Dikelompokkan menjadi 8 bagian, menyaksikan konser ini ibarat melongok kembali perjalanan Buddhisme di seantero jagad raya. Perhelatan ini dengan apiknya membungkus resume perjalanan itu dalam tampilan bola dunia yang memperlihatkan sebagian demi sebagian peta penyebaran agama Buddha di seluruh dunia, antara lain Tiongkok, Jepang, Korea, Thailand, Tibet, dll.
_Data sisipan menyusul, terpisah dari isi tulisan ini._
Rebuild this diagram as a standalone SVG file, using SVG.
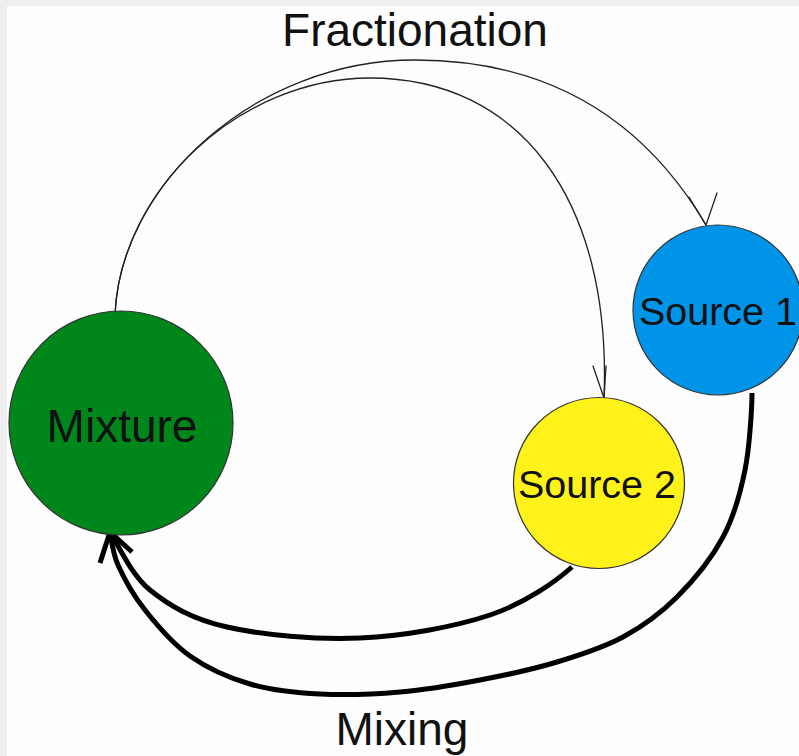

Bertemakan Universe, Mantra of Vairocana Buddha dan Sakyamuni Buddha Mantra membuka pertunjukan dengan konsep Tribute to Enlightened One. Dalam bagian ini ditampilkan para penari dengan kelenturan luar biasa yang bersujud pada satu keagungan yang digambarkan dengan satu sosok yang berdiri di tengah, Yang Tercerahkan. Hebatnya, Sang Tercerahkan sebagai center point dibawakan dengan begitu seksama dan cocok sekali dari segi postur yang tinggi menjulang ditambah kehebatan penataan panggung dan permainan sorot lampu.
Apa yang menarik dari pertunjukan ini adalah susunannya yang sistematis. Dan melanjutkan Tribute, Sound of the Heart yang menjadi judul bagian kedua seakan mengantarkan kita pada proses keberlangsungan penyebaran tersebut yang dibesut oleh penata panggung dengan demikian lihainya sehingga penonton seakan diantar masuk ke dalam perjalanan yang demikian menyegarkan dan mencerahkan lewat komposisi lagu Heart Sutra in Seven Language.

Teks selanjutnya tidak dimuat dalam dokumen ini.